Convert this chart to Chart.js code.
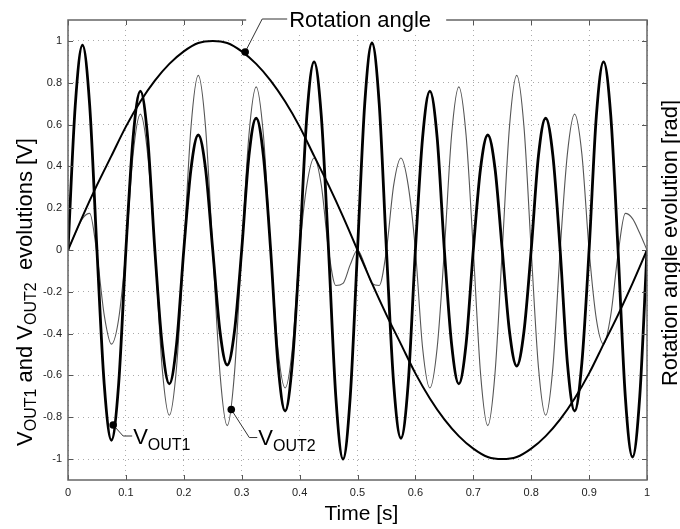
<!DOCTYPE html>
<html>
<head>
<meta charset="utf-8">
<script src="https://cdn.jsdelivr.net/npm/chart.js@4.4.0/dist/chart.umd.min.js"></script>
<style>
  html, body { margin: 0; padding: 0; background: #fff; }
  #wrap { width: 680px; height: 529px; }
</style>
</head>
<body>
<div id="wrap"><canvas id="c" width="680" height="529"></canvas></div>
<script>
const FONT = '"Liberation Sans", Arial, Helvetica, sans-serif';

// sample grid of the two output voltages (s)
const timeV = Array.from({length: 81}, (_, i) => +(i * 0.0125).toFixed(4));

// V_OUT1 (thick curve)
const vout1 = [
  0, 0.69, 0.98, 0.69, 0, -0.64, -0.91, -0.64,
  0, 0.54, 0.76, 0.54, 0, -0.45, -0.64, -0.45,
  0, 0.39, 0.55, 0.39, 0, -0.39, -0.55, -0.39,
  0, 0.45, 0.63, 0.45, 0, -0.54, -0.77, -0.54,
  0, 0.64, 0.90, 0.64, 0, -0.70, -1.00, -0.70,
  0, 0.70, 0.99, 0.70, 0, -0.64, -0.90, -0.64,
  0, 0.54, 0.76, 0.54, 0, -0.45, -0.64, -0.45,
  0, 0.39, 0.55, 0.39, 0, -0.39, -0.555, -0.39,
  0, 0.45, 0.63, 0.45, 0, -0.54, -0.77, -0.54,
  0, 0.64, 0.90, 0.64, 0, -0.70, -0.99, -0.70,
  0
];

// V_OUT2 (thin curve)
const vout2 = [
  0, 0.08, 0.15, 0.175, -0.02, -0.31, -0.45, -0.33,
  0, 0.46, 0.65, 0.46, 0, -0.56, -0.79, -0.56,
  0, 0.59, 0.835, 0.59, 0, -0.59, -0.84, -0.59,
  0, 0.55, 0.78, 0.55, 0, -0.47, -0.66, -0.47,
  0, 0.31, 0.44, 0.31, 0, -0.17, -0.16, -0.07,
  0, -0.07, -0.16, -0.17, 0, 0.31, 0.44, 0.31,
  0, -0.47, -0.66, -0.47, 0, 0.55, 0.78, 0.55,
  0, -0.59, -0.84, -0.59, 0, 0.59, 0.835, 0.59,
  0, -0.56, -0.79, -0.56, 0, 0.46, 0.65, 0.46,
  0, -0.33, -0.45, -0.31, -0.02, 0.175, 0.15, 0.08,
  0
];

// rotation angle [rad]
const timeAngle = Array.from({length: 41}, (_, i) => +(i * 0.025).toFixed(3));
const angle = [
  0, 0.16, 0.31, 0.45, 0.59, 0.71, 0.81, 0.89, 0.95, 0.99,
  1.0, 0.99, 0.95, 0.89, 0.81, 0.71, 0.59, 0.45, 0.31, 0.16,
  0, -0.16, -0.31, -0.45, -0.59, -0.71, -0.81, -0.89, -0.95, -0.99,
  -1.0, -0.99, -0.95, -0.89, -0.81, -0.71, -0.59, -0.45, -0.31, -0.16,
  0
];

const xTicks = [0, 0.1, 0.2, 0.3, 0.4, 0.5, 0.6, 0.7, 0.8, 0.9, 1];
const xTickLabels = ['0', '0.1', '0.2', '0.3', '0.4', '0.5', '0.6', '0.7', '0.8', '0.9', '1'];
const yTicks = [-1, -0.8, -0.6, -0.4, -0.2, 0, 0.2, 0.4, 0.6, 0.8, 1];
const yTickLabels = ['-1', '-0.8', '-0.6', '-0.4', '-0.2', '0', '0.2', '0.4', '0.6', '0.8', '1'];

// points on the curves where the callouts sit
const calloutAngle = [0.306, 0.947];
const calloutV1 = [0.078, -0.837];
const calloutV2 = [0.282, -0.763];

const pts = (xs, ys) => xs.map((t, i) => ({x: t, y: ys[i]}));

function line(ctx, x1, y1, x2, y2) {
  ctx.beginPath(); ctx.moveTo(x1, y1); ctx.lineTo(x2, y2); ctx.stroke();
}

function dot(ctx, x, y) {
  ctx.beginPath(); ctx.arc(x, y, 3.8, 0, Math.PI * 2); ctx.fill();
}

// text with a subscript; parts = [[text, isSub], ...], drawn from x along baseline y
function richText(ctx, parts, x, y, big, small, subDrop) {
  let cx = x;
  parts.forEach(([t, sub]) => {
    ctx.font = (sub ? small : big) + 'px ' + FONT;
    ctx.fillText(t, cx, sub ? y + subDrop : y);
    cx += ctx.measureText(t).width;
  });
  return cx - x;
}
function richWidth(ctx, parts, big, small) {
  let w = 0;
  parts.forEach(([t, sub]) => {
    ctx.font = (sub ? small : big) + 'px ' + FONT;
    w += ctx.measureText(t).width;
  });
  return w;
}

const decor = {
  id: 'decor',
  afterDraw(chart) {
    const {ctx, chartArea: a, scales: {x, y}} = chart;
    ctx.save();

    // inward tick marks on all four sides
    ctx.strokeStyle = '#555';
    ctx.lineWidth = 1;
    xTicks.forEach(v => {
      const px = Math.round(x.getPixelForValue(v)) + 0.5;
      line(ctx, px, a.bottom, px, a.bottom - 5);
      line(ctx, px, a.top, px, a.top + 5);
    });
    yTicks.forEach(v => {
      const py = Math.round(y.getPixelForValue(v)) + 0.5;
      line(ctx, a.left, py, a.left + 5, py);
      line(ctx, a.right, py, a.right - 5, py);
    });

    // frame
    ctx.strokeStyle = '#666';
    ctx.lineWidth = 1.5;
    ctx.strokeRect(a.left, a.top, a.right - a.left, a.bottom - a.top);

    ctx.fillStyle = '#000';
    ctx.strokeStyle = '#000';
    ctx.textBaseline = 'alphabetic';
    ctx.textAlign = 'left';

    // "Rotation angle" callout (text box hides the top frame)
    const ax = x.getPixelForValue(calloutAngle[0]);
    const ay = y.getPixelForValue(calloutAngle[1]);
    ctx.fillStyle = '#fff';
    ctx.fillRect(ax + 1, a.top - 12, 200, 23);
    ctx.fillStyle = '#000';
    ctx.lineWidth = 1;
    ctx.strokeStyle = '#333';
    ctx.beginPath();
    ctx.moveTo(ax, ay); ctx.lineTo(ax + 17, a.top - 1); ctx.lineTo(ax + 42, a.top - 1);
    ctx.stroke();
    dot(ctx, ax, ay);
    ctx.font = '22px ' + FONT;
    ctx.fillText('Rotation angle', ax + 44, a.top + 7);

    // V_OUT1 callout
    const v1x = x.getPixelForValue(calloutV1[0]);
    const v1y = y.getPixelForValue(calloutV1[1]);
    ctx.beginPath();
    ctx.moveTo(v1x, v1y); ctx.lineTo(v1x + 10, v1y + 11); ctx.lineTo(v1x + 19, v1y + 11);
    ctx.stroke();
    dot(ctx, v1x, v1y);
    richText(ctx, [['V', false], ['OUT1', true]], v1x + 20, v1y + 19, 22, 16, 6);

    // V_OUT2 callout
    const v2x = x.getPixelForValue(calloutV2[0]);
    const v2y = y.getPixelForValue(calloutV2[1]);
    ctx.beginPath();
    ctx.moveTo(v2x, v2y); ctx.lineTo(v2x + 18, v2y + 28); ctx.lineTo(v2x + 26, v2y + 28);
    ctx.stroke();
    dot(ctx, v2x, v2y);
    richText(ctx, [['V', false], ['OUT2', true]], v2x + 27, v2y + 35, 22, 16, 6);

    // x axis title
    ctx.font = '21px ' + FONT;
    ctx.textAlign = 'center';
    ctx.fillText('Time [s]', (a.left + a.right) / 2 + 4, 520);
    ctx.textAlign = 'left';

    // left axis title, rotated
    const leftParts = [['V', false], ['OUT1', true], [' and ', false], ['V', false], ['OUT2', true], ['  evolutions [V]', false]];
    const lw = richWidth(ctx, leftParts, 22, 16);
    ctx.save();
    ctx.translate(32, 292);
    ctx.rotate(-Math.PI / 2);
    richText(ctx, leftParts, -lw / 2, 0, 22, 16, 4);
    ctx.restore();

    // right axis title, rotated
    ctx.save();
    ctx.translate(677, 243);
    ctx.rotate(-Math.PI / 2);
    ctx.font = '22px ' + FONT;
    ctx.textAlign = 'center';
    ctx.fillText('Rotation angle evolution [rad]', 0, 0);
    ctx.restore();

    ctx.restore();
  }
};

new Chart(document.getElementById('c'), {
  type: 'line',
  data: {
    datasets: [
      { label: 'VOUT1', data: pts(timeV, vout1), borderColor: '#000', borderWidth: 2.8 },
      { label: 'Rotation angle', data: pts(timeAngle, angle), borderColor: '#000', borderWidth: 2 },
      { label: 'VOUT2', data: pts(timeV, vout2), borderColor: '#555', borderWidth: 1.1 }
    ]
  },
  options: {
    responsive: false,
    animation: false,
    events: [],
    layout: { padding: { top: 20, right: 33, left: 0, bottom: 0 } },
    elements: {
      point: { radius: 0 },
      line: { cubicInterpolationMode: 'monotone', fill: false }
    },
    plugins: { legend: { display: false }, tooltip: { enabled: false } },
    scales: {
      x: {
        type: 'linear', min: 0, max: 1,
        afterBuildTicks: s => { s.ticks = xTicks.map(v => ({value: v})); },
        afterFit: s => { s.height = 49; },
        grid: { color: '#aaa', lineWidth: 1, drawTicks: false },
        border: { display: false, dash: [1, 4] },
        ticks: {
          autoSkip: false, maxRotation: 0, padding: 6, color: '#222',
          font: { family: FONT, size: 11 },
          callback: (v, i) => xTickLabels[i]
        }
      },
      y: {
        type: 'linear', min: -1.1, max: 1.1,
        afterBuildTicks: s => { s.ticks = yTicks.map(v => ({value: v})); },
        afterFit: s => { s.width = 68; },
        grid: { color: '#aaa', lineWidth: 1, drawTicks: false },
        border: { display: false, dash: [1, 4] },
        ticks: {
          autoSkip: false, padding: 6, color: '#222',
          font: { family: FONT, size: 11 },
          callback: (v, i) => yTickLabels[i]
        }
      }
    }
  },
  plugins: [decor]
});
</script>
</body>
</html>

***

[Task description]:
Everything from the first line of the listing above through the line that contains "Arial, Helvetica, sans-serif';" is to be restated word for word, minus the pictures.

[Solved exercise]:
Convert this chart to Chart.js code.
<!DOCTYPE html>
<html>
<head>
<meta charset="utf-8">
<script src="https://cdn.jsdelivr.net/npm/chart.js@4.4.0/dist/chart.umd.min.js"></script>
<style>
  html, body { margin: 0; padding: 0; background: #fff; }
  #wrap { width: 680px; height: 529px; }
</style>
</head>
<body>
<div id="wrap"><canvas id="c" width="680" height="529"></canvas></div>
<script>
const FONT = '"Liberation Sans", Arial, Helvetica, sans-serif';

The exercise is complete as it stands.